● **Stored records**:
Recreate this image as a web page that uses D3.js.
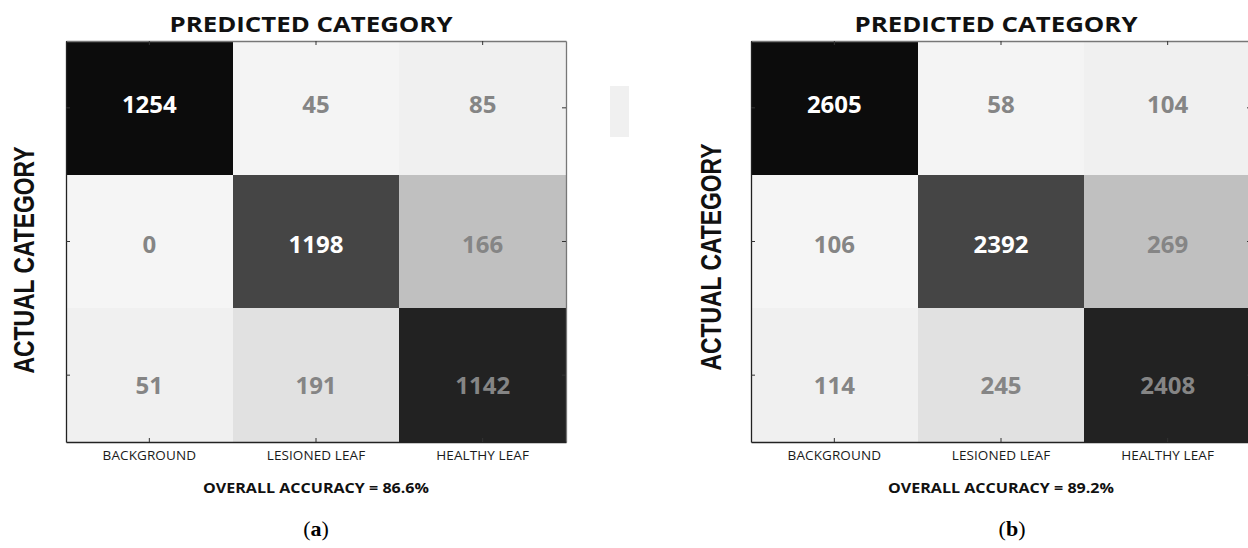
<!DOCTYPE html>
<html>
<head>
<meta charset="utf-8">
<script src="https://cdn.jsdelivr.net/npm/d3@7/dist/d3.min.js"></script>
<style>
  html, body { margin: 0; padding: 0; background: #ffffff; }
  svg { display: block; }
</style>
</head>
<body>
<svg id="chart" width="1248" height="548"></svg>
<script>
// ---------------- data ----------------
const categories = ["BACKGROUND", "LESIONED LEAF", "HEALTHY LEAF"];
const valuesA = [
  [1254, 45, 85],
  [0, 1198, 166],
  [51, 191, 1142]
];
const valuesB = [
  [2605, 58, 104],
  [106, 2392, 269],
  [114, 245, 2408]
];
// cell darkness (0 = white, 1 = black)
const shadeLevels = [
  [0.99, 0.01, 0.025],
  [0.005, 0.75, 0.23],
  [0.025, 0.09, 0.9]
];
const lightLabelCells = [[0, 0], [1, 1]];
const accuracies = ["86.6%", "89.2%"];
const captions = ["(a)", "(b)"];
const titleText = "PREDICTED CATEGORY";
const yTitleText = "ACTUAL CATEGORY";
const accuracyPrefix = "OVERALL ACCURACY = ";

// ---------------- drawing ----------------
const svg = d3.select("#chart");
const shade = d3.scaleLinear().domain([0, 1]).range(["#f6f6f6", "#0a0a0a"]);
const top0 = 41, bottom0 = 442, plotW = 500;
const numFont = "'Open Sans', 'Noto Sans', sans-serif";

function isLight(r, c) {
  return lightLabelCells.some(p => p[0] === r && p[1] === c);
}

function drawPanel(values, x0, accuracy, caption, yLabelX, yLabelY, titleX, capX) {
  const g = svg.append("g");
  const x = d3.scaleBand().domain(categories).range([x0, x0 + plotW]);
  const y = d3.scaleBand().domain(categories).range([top0, bottom0]);
  const ty = d3.scalePoint().domain(categories).range([top0 + 63, bottom0 - 57]);

  const cells = [];
  values.forEach((row, r) => row.forEach((v, c) => cells.push({r, c, v})));

  g.selectAll("rect.cell").data(cells).join("rect")
    .attr("class", "cell")
    .attr("x", d => x(categories[d.c]))
    .attr("y", d => y(categories[d.r]))
    .attr("width", x.bandwidth())
    .attr("height", y.bandwidth())
    .attr("fill", d => shade(shadeLevels[d.r][d.c]))
    .attr("shape-rendering", "crispEdges");

  g.selectAll("text.val").data(cells).join("text")
    .attr("class", "val")
    .attr("x", d => x(categories[d.c]) + x.bandwidth() / 2)
    .attr("y", d => ty(categories[d.r]))
    .attr("dy", "0.36em")
    .attr("text-anchor", "middle")
    .attr("font-family", numFont)
    .attr("font-weight", 700)
    .attr("font-size", 24)
    .attr("fill", d => isLight(d.r, d.c) ? "#ffffff" : "#858585")
    .text(d => d.v);

  // axes (ticks point inward)
  const axTop = g.append("g").attr("transform", `translate(0,${top0})`)
    .call(d3.axisTop(x).tickSize(-4).tickSizeOuter(0).tickFormat(""));
  const axRight = g.append("g").attr("transform", `translate(${x0 + plotW},0)`)
    .call(d3.axisRight(y).tickSize(-4).tickSizeOuter(0).tickFormat(""));
  const axLeft = g.append("g").attr("transform", `translate(${x0},0)`)
    .call(d3.axisLeft(y).tickSize(-4).tickSizeOuter(0).tickFormat(""));
  const axBottom = g.append("g").attr("transform", `translate(0,${bottom0})`)
    .call(d3.axisBottom(x).tickSize(-4).tickSizeOuter(0).tickPadding(8));

  [axTop, axRight].forEach(a => {
    a.select(".domain").attr("stroke", "#777").attr("stroke-width", 1.3);
    a.selectAll(".tick line").attr("stroke", "#333");
  });
  [axLeft, axBottom].forEach(a => {
    a.select(".domain").attr("stroke", "#222").attr("stroke-width", 1.3);
    a.selectAll(".tick line").attr("stroke", "#333");
  });
  axBottom.selectAll(".tick text")
    .attr("font-family", numFont)
    .attr("font-size", 13.5)
    .attr("letter-spacing", "0.1px")
    .attr("fill", "#1a1a1a");

  // titles
  g.append("text")
    .attr("x", titleX).attr("y", 32)
    .attr("text-anchor", "middle")
    .attr("font-family", numFont)
    .attr("font-weight", 700)
    .attr("font-size", 22)
    .attr("textLength", 283)
    .attr("lengthAdjust", "spacingAndGlyphs")
    .attr("fill", "#111")
    .text(titleText);

  g.append("text")
    .attr("transform", `translate(${yLabelX},${yLabelY}) rotate(-90)`)
    .attr("text-anchor", "middle")
    .attr("font-family", "'Liberation Sans', Arial, sans-serif")
    .attr("font-weight", 700)
    .attr("font-size", 29)
    .attr("textLength", 227)
    .attr("lengthAdjust", "spacingAndGlyphs")
    .attr("fill", "#111")
    .text(yTitleText);

  g.append("text")
    .attr("x", x0 + plotW / 2).attr("y", 493)
    .attr("text-anchor", "middle")
    .attr("font-family", numFont)
    .attr("font-weight", 700)
    .attr("font-size", 15)
    .attr("textLength", 226)
    .attr("lengthAdjust", "spacingAndGlyphs")
    .attr("fill", "#111")
    .text(accuracyPrefix + accuracy);

  g.append("text")
    .attr("x", capX).attr("y", 536)
    .attr("text-anchor", "middle")
    .attr("font-family", "'Liberation Serif', 'DejaVu Serif', serif")
    .attr("font-size", 22)
    .attr("fill", "#000")
    .call(t => {
      t.append("tspan").text("(");
      t.append("tspan").attr("font-weight", 700).text(caption.slice(1, -1));
      t.append("tspan").text(")");
    });
}

drawPanel(valuesA, 66, accuracies[0], captions[0], 34, 260, 311, 316);
drawPanel(valuesB, 751, accuracies[1], captions[1], 721, 257, 996, 1012);

// leftover light-grey strip between the two panels
svg.append("rect")
  .attr("x", 610).attr("y", 86).attr("width", 19).attr("height", 51)
  .attr("fill", "#f0f0f0");
</script>
</body>
</html>
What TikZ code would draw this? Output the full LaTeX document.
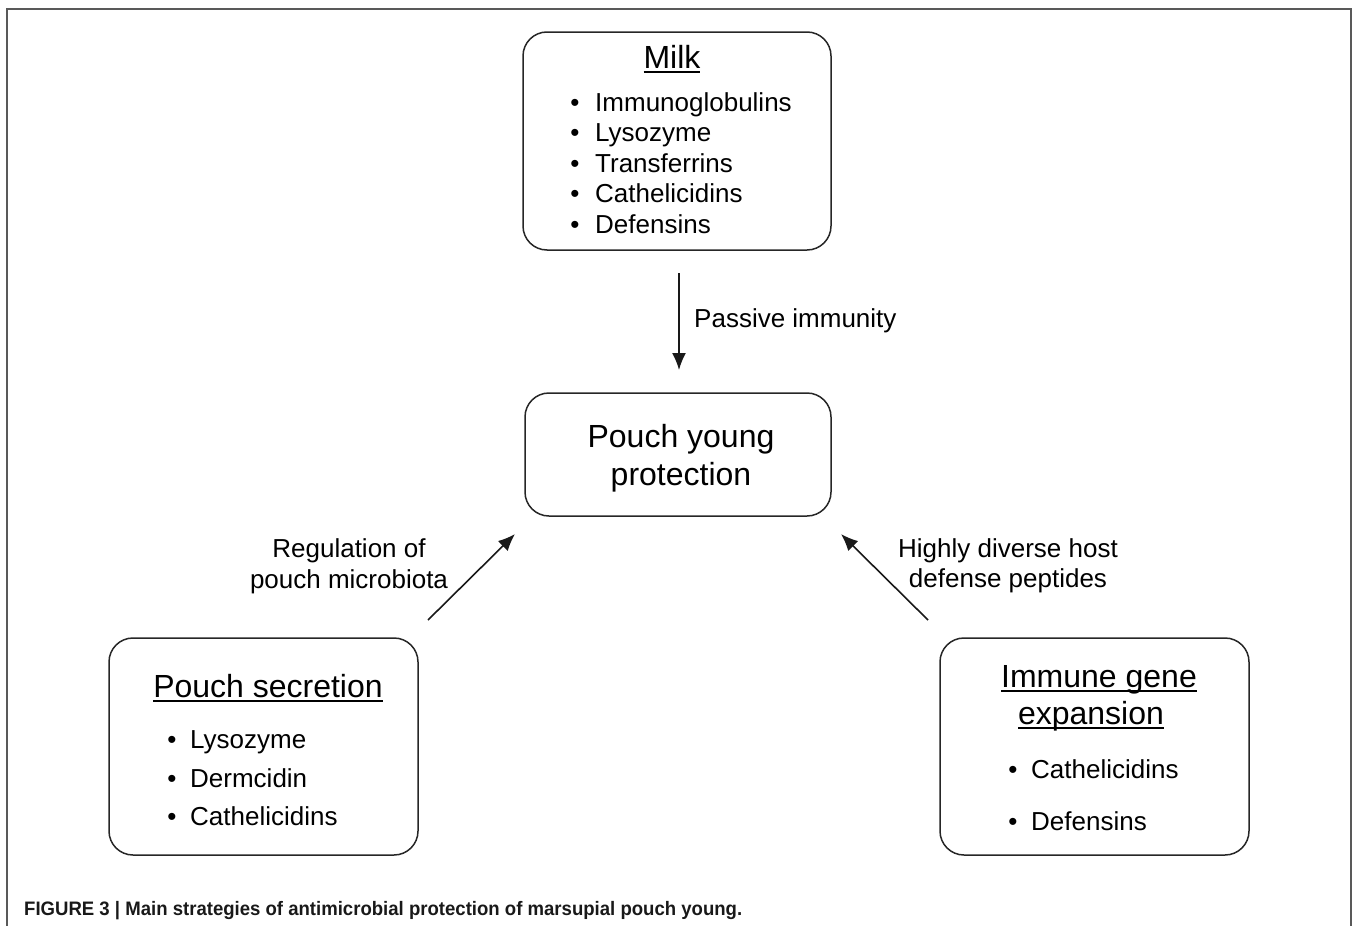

● **What the exercise asks**: Reproduce every entry word for word, but skip any pictures.

● **Reply**:
Recreate this image as a web page that uses D3.js.
<!DOCTYPE html>
<html>
<head>
<meta charset="utf-8">
<script src="https://cdn.jsdelivr.net/npm/d3@7/dist/d3.min.js"></script>
<style>
  html, body { margin: 0; padding: 0; background: #ffffff; }
  svg { display: block; }
</style>
</head>
<body>
<svg id="chart" width="1248" height="548"></svg>
<script>
// ---------------- data ----------------
const categories = ["BACKGROUND", "LESIONED LEAF", "HEALTHY LEAF"];
const valuesA = [
  [1254, 45, 85],
  [0, 1198, 166],
  [51, 191, 1142]
];
const valuesB = [
  [2605, 58, 104],
  [106, 2392, 269],
  [114, 245, 2408]
];
// cell darkness (0 = white, 1 = black)
const shadeLevels = [
  [0.99, 0.01, 0.025],
  [0.005, 0.75, 0.23],
  [0.025, 0.09, 0.9]
];
const lightLabelCells = [[0, 0], [1, 1]];
const accuracies = ["86.6%", "89.2%"];
const captions = ["(a)", "(b)"];
const titleText = "PREDICTED CATEGORY";
const yTitleText = "ACTUAL CATEGORY";
const accuracyPrefix = "OVERALL ACCURACY = ";

// ---------------- drawing ----------------
const svg = d3.select("#chart");
const shade = d3.scaleLinear().domain([0, 1]).range(["#f6f6f6", "#0a0a0a"]);
const top0 = 41, bottom0 = 442, plotW = 500;
const numFont = "'Open Sans', 'Noto Sans', sans-serif";

function isLight(r, c) {
  return lightLabelCells.some(p => p[0] === r && p[1] === c);
}

function drawPanel(values, x0, accuracy, caption, yLabelX, yLabelY, titleX, capX) {
  const g = svg.append("g");
  const x = d3.scaleBand().domain(categories).range([x0, x0 + plotW]);
  const y = d3.scaleBand().domain(categories).range([top0, bottom0]);
  const ty = d3.scalePoint().domain(categories).range([top0 + 63, bottom0 - 57]);

  const cells = [];
  values.forEach((row, r) => row.forEach((v, c) => cells.push({r, c, v})));

  g.selectAll("rect.cell").data(cells).join("rect")
    .attr("class", "cell")
    .attr("x", d => x(categories[d.c]))
    .attr("y", d => y(categories[d.r]))
    .attr("width", x.bandwidth())
    .attr("height", y.bandwidth())
    .attr("fill", d => shade(shadeLevels[d.r][d.c]))
    .attr("shape-rendering", "crispEdges");

  g.selectAll("text.val").data(cells).join("text")
    .attr("class", "val")
    .attr("x", d => x(categories[d.c]) + x.bandwidth() / 2)
    .attr("y", d => ty(categories[d.r]))
    .attr("dy", "0.36em")
    .attr("text-anchor", "middle")
    .attr("font-family", numFont)
    .attr("font-weight", 700)
    .attr("font-size", 24)
    .attr("fill", d => isLight(d.r, d.c) ? "#ffffff" : "#858585")
    .text(d => d.v);

  // axes (ticks point inward)
  const axTop = g.append("g").attr("transform", `translate(0,${top0})`)
    .call(d3.axisTop(x).tickSize(-4).tickSizeOuter(0).tickFormat(""));
  const axRight = g.append("g").attr("transform", `translate(${x0 + plotW},0)`)
    .call(d3.axisRight(y).tickSize(-4).tickSizeOuter(0).tickFormat(""));
  const axLeft = g.append("g").attr("transform", `translate(${x0},0)`)
    .call(d3.axisLeft(y).tickSize(-4).tickSizeOuter(0).tickFormat(""));
  const axBottom = g.append("g").attr("transform", `translate(0,${bottom0})`)
    .call(d3.axisBottom(x).tickSize(-4).tickSizeOuter(0).tickPadding(8));

  [axTop, axRight].forEach(a => {
    a.select(".domain").attr("stroke", "#777").attr("stroke-width", 1.3);
    a.selectAll(".tick line").attr("stroke", "#333");
  });
  [axLeft, axBottom].forEach(a => {
    a.select(".domain").attr("stroke", "#222").attr("stroke-width", 1.3);
    a.selectAll(".tick line").attr("stroke", "#333");
  });
  axBottom.selectAll(".tick text")
    .attr("font-family", numFont)
    .attr("font-size", 13.5)
    .attr("letter-spacing", "0.1px")
    .attr("fill", "#1a1a1a");

  // titles
  g.append("text")
    .attr("x", titleX).attr("y", 32)
    .attr("text-anchor", "middle")
    .attr("font-family", numFont)
    .attr("font-weight", 700)
    .attr("font-size", 22)
    .attr("textLength", 283)
    .attr("lengthAdjust", "spacingAndGlyphs")
    .attr("fill", "#111")
    .text(titleText);

  g.append("text")
    .attr("transform", `translate(${yLabelX},${yLabelY}) rotate(-90)`)
    .attr("text-anchor", "middle")
    .attr("font-family", "'Liberation Sans', Arial, sans-serif")
    .attr("font-weight", 700)
    .attr("font-size", 29)
    .attr("textLength", 227)
    .attr("lengthAdjust", "spacingAndGlyphs")
    .attr("fill", "#111")
    .text(yTitleText);

  g.append("text")
    .attr("x", x0 + plotW / 2).attr("y", 493)
    .attr("text-anchor", "middle")
    .attr("font-family", numFont)
    .attr("font-weight", 700)
    .attr("font-size", 15)
    .attr("textLength", 226)
    .attr("lengthAdjust", "spacingAndGlyphs")
    .attr("fill", "#111")
    .text(accuracyPrefix + accuracy);

  g.append("text")
    .attr("x", capX).attr("y", 536)
    .attr("text-anchor", "middle")
    .attr("font-family", "'Liberation Serif', 'DejaVu Serif', serif")
    .attr("font-size", 22)
    .attr("fill", "#000")
    .call(t => {
      t.append("tspan").text("(");
      t.append("tspan").attr("font-weight", 700).text(caption.slice(1, -1));
      t.append("tspan").text(")");
    });
}

drawPanel(valuesA, 66, accuracies[0], captions[0], 34, 260, 311, 316);
drawPanel(valuesB, 751, accuracies[1], captions[1], 721, 257, 996, 1012);

// leftover light-grey strip between the two panels
svg.append("rect")
  .attr("x", 610).attr("y", 86).attr("width", 19).attr("height", 51)
  .attr("fill", "#f0f0f0");
</script>
</body>
</html>
What TikZ code would draw this? Output the full LaTeX document.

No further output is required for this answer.